El adoquín nació en mayo para acabar en el delirio reciente de los chalecos amarillos parisinos. La piedra es el fetiche de la mercancía para los amantes del cambio radical hacia la nada. El objeto granítico emergió en la idea y murió en la rabia; aunque los chalecos de Jean-Luc Mélenchon o de Le Pen y las andanadas Tsunami democràtic no entiendan los verdaderos colores de la “rabia y de la idea” (Machado). Solo son la erupción del peor populismo, o de su extremo, el nacionalpopulismo, descontados Trump, Boris Johnson y compañía.
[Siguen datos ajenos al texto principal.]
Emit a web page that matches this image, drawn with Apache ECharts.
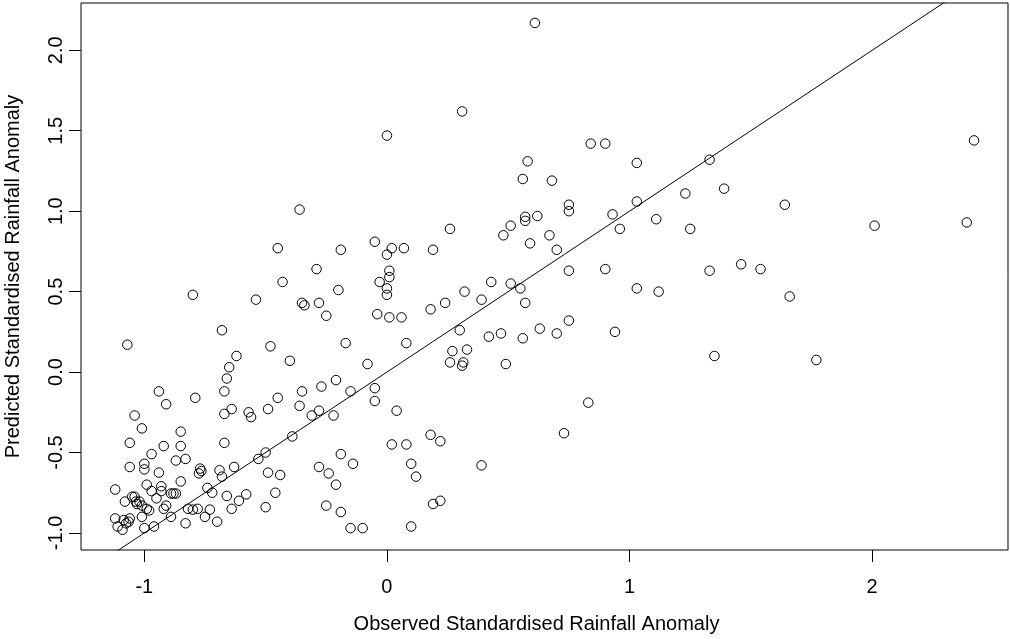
<!DOCTYPE html>
<html>
<head>
<meta charset="utf-8">
<script src="https://cdn.jsdelivr.net/npm/echarts@6/dist/echarts.min.js"></script>
<style>
  html, body { margin: 0; padding: 0; background: #fff; }
  #chart { width: 1010px; height: 639px; }
</style>
</head>
<body>
<div id="chart"></div>
<script>
// Observed vs predicted standardised rainfall anomaly
const observed = [
  0.61, 0.31, 0.00, 0.84, 0.90, 0.58, 1.03, 0.56, 0.68, 0.75,
  0.75, 1.03, 0.93, 0.96, 1.11, 0.57, 0.57, 0.62, 0.51, 0.48,
  0.67, 0.59, 0.70, 0.26, -0.36, -0.19, -0.05, 0.00, 0.02, 0.07,
  0.19, -0.29, -0.20, -0.03, 0.01, 0.01, 0.00, 0.00, 0.75, 0.90,
  1.03, 1.12, 0.43, 0.51, 0.55, 0.32, 0.39, 0.24, 0.57, -0.35,
  -0.34, -0.28, -0.25, -0.04, 0.01, 0.06, 0.18, -0.17, 0.08, 0.30,
  0.27, 0.33, 0.26, 0.315, 0.31, 0.42, 0.47, 0.56, 0.63, 0.70,
  0.75, 0.94, 0.49, -0.08, -0.35, -0.27, -0.21, -0.15, -0.05, -0.05,
  -0.36, -0.28, -0.31, -0.22, 0.04, 0.02, 0.08, 0.18, 0.22, -0.19,
  -0.28, -0.24, -0.21, -0.14, 0.10, 0.12, 0.39, 0.73, 0.83, -0.25,
  -0.19, -0.15, -0.10, 0.10, 0.19, 0.22, 1.33, 2.42, 1.23, 1.39,
  1.25, 1.64, 2.01, 2.39, 1.33, 1.46, 1.54, 1.66, 1.35, 1.77,
  -0.54, -0.80, -0.45, -0.43, -1.07, -0.68, -0.48, -0.62, -0.40, -0.65,
  -0.66, -0.67, -0.94, -0.91, -0.79, -0.45, -0.64, -0.67, -0.57, -0.56,
  -0.49, -1.04, -1.06, -1.01, -0.85, -0.92, -0.85, -0.97, -0.87, -0.83,
  -1.06, -1.00, -1.00, -0.94, -0.85, -0.77, -0.775, -0.765, -0.67, -0.69,
  -0.68, -0.63, -0.53, -0.50, -0.49, -0.44, -0.39,
  -1.12, -1.08, -1.05, -1.04, -1.035, -1.03, -1.02, -1.01, -0.99, -0.98,
  -1.01, -1.00, -0.96, -0.99, -0.97, -0.95, -0.93, -0.93, -0.92, -0.91,
  -0.89, -0.88, -0.87, -0.89, -1.12, -1.11, -1.09, -1.085, -1.065, -1.075,
  -1.06, -0.83, -0.82, -0.80, -0.78, -0.75, -0.73, -0.70, -0.74, -0.72,
  -0.66, -0.64, -0.61, -0.58, -0.50, -0.46
];
const predicted = [
  2.17, 1.62, 1.47, 1.42, 1.42, 1.31, 1.30, 1.20, 1.19, 1.04,
  1.00, 1.06, 0.98, 0.89, 0.95, 0.965, 0.94, 0.97, 0.91, 0.85,
  0.85, 0.80, 0.76, 0.89, 1.01, 0.76, 0.81, 0.73, 0.77, 0.77,
  0.76, 0.64, 0.51, 0.56, 0.63, 0.59, 0.52, 0.48, 0.63, 0.64,
  0.52, 0.50, 0.56, 0.55, 0.52, 0.50, 0.45, 0.43, 0.43, 0.43,
  0.415, 0.43, 0.35, 0.36, 0.34, 0.34, 0.39, 0.18, 0.18, 0.26,
  0.13, 0.14, 0.06, 0.06, 0.04, 0.22, 0.24, 0.21, 0.27, 0.24,
  0.32, 0.25, 0.05, 0.05, -0.12, -0.09, -0.05, -0.12, -0.10, -0.18,
  -0.21, -0.24, -0.27, -0.27, -0.24, -0.45, -0.45, -0.39, -0.43, -0.51,
  -0.59, -0.63, -0.70, -0.57, -0.57, -0.65, -0.58, -0.38, -0.19, -0.83,
  -0.87, -0.97, -0.97, -0.96, -0.82, -0.80, 1.32, 1.44, 1.11, 1.14,
  0.89, 1.04, 0.91, 0.93, 0.63, 0.67, 0.64, 0.47, 0.10, 0.075,
  0.45, 0.48, 0.77, 0.56, 0.17, 0.26, 0.16, 0.10, 0.07, 0.03,
  -0.04, -0.12, -0.12, -0.20, -0.16, -0.16, -0.23, -0.26, -0.25, -0.28,
  -0.23, -0.27, -0.44, -0.35, -0.37, -0.46, -0.46, -0.51, -0.55, -0.54,
  -0.59, -0.57, -0.605, -0.625, -0.68, -0.60, -0.63, -0.615, -0.44, -0.61,
  -0.65, -0.59, -0.54, -0.50, -0.625, -0.64, -0.40,
  -0.73, -0.805, -0.775, -0.775, -0.805, -0.82, -0.805, -0.83, -0.85, -0.86,
  -0.90, -0.97, -0.96, -0.70, -0.74, -0.785, -0.74, -0.71, -0.85, -0.83,
  -0.755, -0.755, -0.755, -0.90, -0.91, -0.96, -0.98, -0.92, -0.93, -0.94,
  -0.91, -0.94, -0.85, -0.855, -0.85, -0.90, -0.855, -0.93, -0.72, -0.75,
  -0.77, -0.85, -0.80, -0.76, -0.84, -0.75
];

// 1:1 reference line endpoints (observed = predicted)
const oneToOne = [-1.3, 2.6];

const xTicks = [-1, 0, 1, 2];
const yTicks = [-1.0, -0.5, 0.0, 0.5, 1.0, 1.5, 2.0];

const xRange = [-1.261, 2.560];
const yRange = [-1.106, 2.294];

const points = observed.map((v, i) => [v, predicted[i]]);
const lineData = oneToOne.map(v => [v, v]);

const FONT = '"Liberation Sans", Arial, Helvetica, sans-serif';
const chart = echarts.init(document.getElementById('chart'), null, { renderer: 'canvas' });

chart.setOption({
  animation: false,
  backgroundColor: '#ffffff',
  textStyle: { fontFamily: FONT, color: '#000' },
  grid: {
    left: 81, right: 2, top: 3, bottom: 89,
    containLabel: false,
    outerBoundsMode: 'none',
    show: true, borderColor: '#000', borderWidth: 1, backgroundColor: 'transparent'
  },
  xAxis: {
    type: 'value',
    min: xRange[0], max: xRange[1],
    splitLine: { show: false },
    axisLine: { show: false, onZero: false },
    axisTick: { show: true, customValues: xTicks, length: 12, inside: false,
                lineStyle: { color: '#000', width: 1 } },
    axisLabel: { customValues: xTicks, margin: 27, fontSize: 20, color: '#000',
                 fontFamily: FONT, formatter: v => String(v) },
    name: 'Observed Standardised Rainfall Anomaly',
    nameLocation: 'middle', nameGap: 64,
    nameTextStyle: { fontSize: 20, color: '#000', fontFamily: FONT, padding: [0, 16, 0, 0] }
  },
  yAxis: {
    type: 'value',
    min: yRange[0], max: yRange[1],
    splitLine: { show: false },
    axisLine: { show: false, onZero: false },
    axisTick: { show: true, customValues: yTicks, length: 12, inside: false,
                lineStyle: { color: '#000', width: 1 } },
    axisLabel: { customValues: yTicks, rotate: 90, margin: 15, fontSize: 20, color: '#000',
                 fontFamily: FONT, formatter: v => v.toFixed(1) },
    name: 'Predicted Standardised Rainfall Anomaly',
    nameLocation: 'middle', nameGap: 58, nameRotate: 90,
    nameTextStyle: { fontSize: 20, color: '#000', fontFamily: FONT }
  },
  series: [
    {
      type: 'line',
      data: lineData,
      showSymbol: false,
      symbol: 'none',
      clip: true,
      silent: true,
      lineStyle: { color: '#000', width: 1 },
      z: 3
    },
    {
      type: 'scatter',
      data: points,
      symbol: 'circle',
      symbolSize: 9.5,
      clip: true,
      itemStyle: { color: 'rgba(0,0,0,0)', borderColor: '#000', borderWidth: 1, opacity: 1 },
      emphasis: { disabled: true },
      z: 4
    }
  ]
});
</script>
</body>
</html>
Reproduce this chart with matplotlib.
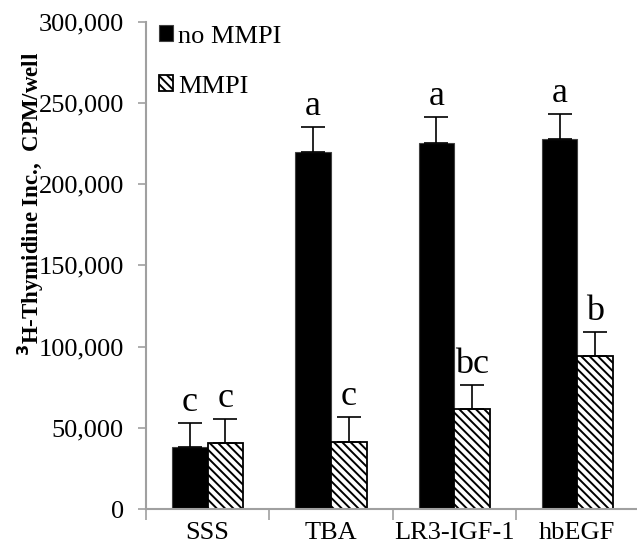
import matplotlib
matplotlib.use("Agg")
import matplotlib.pyplot as plt
import numpy as np

categories = ["SSS", "TBA", "LR3-IGF-1", "hbEGF"]
no_mmpi = [37900, 220000, 225500, 227500]
no_mmpi_err = [15200, 15000, 15500, 15500]
mmpi = [40800, 41400, 61300, 94100]
mmpi_err = [14600, 15400, 15000, 15000]
letters_no = ["c", "a", "a", "a"]
letters_mmpi = ["c", "c", "bc", "b"]
yticks = [0, 50000, 100000, 150000, 200000, 250000, 300000]

plt.rcParams['font.family'] = ['Liberation Serif', 'DejaVu Serif']
plt.rcParams['hatch.linewidth'] = 1.4

fig = plt.figure(figsize=(6.37, 5.5), dpi=100)
ax = fig.add_axes([0.2292, 0.0745, 0.774, 0.8864])

x = np.arange(len(categories)) + 0.5
w = 0.289
off = w / 2
ax.bar(x - off, no_mmpi, w, color='black', edgecolor='#404040', linewidth=0.8,
       label='no MMPI', zorder=2)
ax.bar(x + off, mmpi, w, color='white', edgecolor='black', hatch='\\\\\\\\', linewidth=1.3,
       label='MMPI', zorder=2)
ax.errorbar(x - off, no_mmpi, yerr=[np.zeros(4), no_mmpi_err], fmt='none', ecolor='black',
            elinewidth=1.2, capsize=8.5, capthick=1.2, zorder=3)
ax.errorbar(x + off, mmpi, yerr=[np.zeros(4), mmpi_err], fmt='none', ecolor='black',
            elinewidth=1.2, capsize=8.5, capthick=1.2, zorder=3)

for i in range(4):
    ax.text(x[i] - off, no_mmpi[i] + no_mmpi_err[i] + 2500, letters_no[i], ha='center',
            va='bottom', fontsize=26)
    ax.text(x[i] + off, mmpi[i] + mmpi_err[i] + 2500, letters_mmpi[i], ha='center',
            va='bottom', fontsize=26)

ax.set_xlim(0, 4)
ax.set_ylim(0, 300000)
ax.set_yticks(yticks)
ax.set_yticklabels([f"{v:,}" for v in yticks], fontsize=19)
ax.set_xticks([0, 1, 2, 3, 4])
ax.set_xticklabels([])
ax.set_xticks(x, minor=True)
ax.set_xticklabels(categories, minor=True, fontsize=19)
ax.tick_params(axis='x', which='minor', length=0, pad=9)
ax.tick_params(axis='x', which='major', length=8, width=1.2, color='#a0a0a0', direction='out')
ax.tick_params(axis='y', length=6, width=1.2, color='#a0a0a0', direction='out', pad=10)

for s in ['top', 'right']:
    ax.spines[s].set_visible(False)
for s in ['left', 'bottom']:
    ax.spines[s].set_color('#a0a0a0')
    ax.spines[s].set_linewidth(1.5)

ax.set_ylabel(r"$^{\mathbf{3}}$H-Thymidine Inc.,  CPM/well", fontsize=16.5, fontweight='bold')
ax.yaxis.set_label_coords(-0.202, 0.625)

leg = ax.legend(loc='upper left', bbox_to_anchor=(-0.012, 1.03), frameon=False, fontsize=19,
                handlelength=0.55, handleheight=0.55, handletextpad=0.2, labelspacing=1.05,
                borderpad=0.2)

fig.savefig("out.png", dpi=100)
La miniaturización del mundo digital favorece al movimiento indepe que, después de las palabras del juez Marchena, plagará las redes de lamentos y fakes, sobre las argucias del Estado autoritario. Aquel día, los pasmarotes pondrán una pica en Flandes, con la ayuda del partido xenófobo de los flamencos, y los mitrados elevarán sus rezos en alguna capilla o en el refectorio de la basílica tantas veces utilizada. Montserrat no es el Sinaí del pueblo catalán; es un convento benedictino con una biblioteca visitada por teólogos y latinistas de todo el planeta, y además, edita la rigurosa revista cultural Serra d’Or, dedicada al diseño, arquitectura, teatro, cine, televisión o crítica literaria, comparada por expertos, en su mejor momento, a la francesa Cahiers du Cinema.

En la estólida moción de anteayer en el Parlament vimos el falso relieve de una idea de centro caída a los infiernos de la desmesura verbal, que podía haber pactado con la socialdemocracia, como lo esperaban el Eurogrupo y la Comisión. No sé si estamos a tiempo de que Mario Centeno y la presidenta de la Comisión, Von der Leyen, vean con buenos ojos al estético profesor de Unidas Podemos y al primerizo Errejón, descarrilado por el flanco de Clara Serra (lo de “divide y perderás” debieron decirlo Lenin o Flora Tristán, manda narices). La desigual izquierda de la izquierda española pone de los nervios al más pintado. Francamente, de momento, no resulta esperanzadora la versión ibérica de la jeringonza portuguesa.